The Science of Mind gospel of self-dominion
is summarized in two paragraphs, which Dr. Holmes wrote as a "Daily
Guide" lesson for the Science of Mind magazine (reprinted
in the October, 1997 issue).
I Have Dominion
Now unto him that is able to do exceedingly
abundantly above all that we ask or think, according to the power
that worketh in us, unto him be glory . . . Ephesians 3:20-21
I know that there is a God-power at the center
of everyone's being, a power that knows neither lack, limitation,
nor fear, neither sickness, disquiet, nor imperfection. But out
of my personal experience come the negative suggestions which
arise from the collective unconscious. If I permit them to, they
act as a mesmeric or hypnotic power over my imagination. They
bring up arguments from everyone's experience, declaring that
impoverishment and pain must necessarily accompany us in our experience
through life.
But I know that there is a presence and a power
within me, irresistibly drawing everything into my experience
that makes my life worthwhile. I know that friendship, love, and
riches, health, harmony, and happiness are mine. I now let nothing
but good go out from me; therefore, the good that I receive is
but the completion of a circle, the fulfillment of my desire for
all, so I refuse to judge according to appearances, either mental
or physical, no matter what the thought says or what the appearance
seems to be. There is always a higher power. Upon this power I
rely with absolute confidence that it will never fail me. I have
dominion over all apparent evil, which is merely a belief I no
longer indulge in. I repudiate all its claims, cast out every
fear accompanying the belief in it, and continuously exercise
the dominion which rightfully belongs to me.
As distilled in the above statement, Holmes'
gospel of creative self-dominion acknowledges the primacy of God-power
(creative self-dominion) at the center of our being, and the consequences
of our inheritance thereof:
- negative experience is proportionate to our
exercise of self-dominion on behalf of identifying with and
thus allowing negativity;
- our creative power is, nevertheless, always
greater than any of our negative creations;
- we can therefore use this power to let go
of any creation experienced as negative, and to replace it with
an experience of our good.
Creative self-dominion prevails in every situation,
as all circumstances are subject to change via the appropriate
exercise of self-dominion.

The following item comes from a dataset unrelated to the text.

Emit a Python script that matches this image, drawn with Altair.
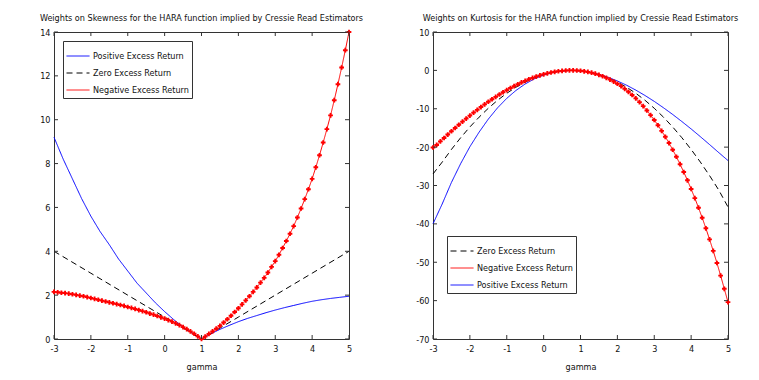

This truth is dramatically celebrated
in William Ernest Henley's poem, "Invictus":
Out of the night that covers
me,
Black as the Pit from pole to pole,
I thank whatever gods may be
For my unconquerable soul.
In the fell clutch of circumstance
I have not winced nor cried aloud.
Under the bludgeonings of chance
My head is bloody, but unbowed.
Beyond this place of wrath and
tears
Looms but the Horror of the shade,
And yet the menace of the years
Finds, and shall find, me unafraid.
It matters not how strait the
gate,
How charged with punishments the scroll,
I am the master of my fate:
I am the captain of my soul.
Though the "good news" of Religious
Science agrees with Henley's assertion of self-dominion, it denies
any necessity of the travail in which Henley contexted his assertion.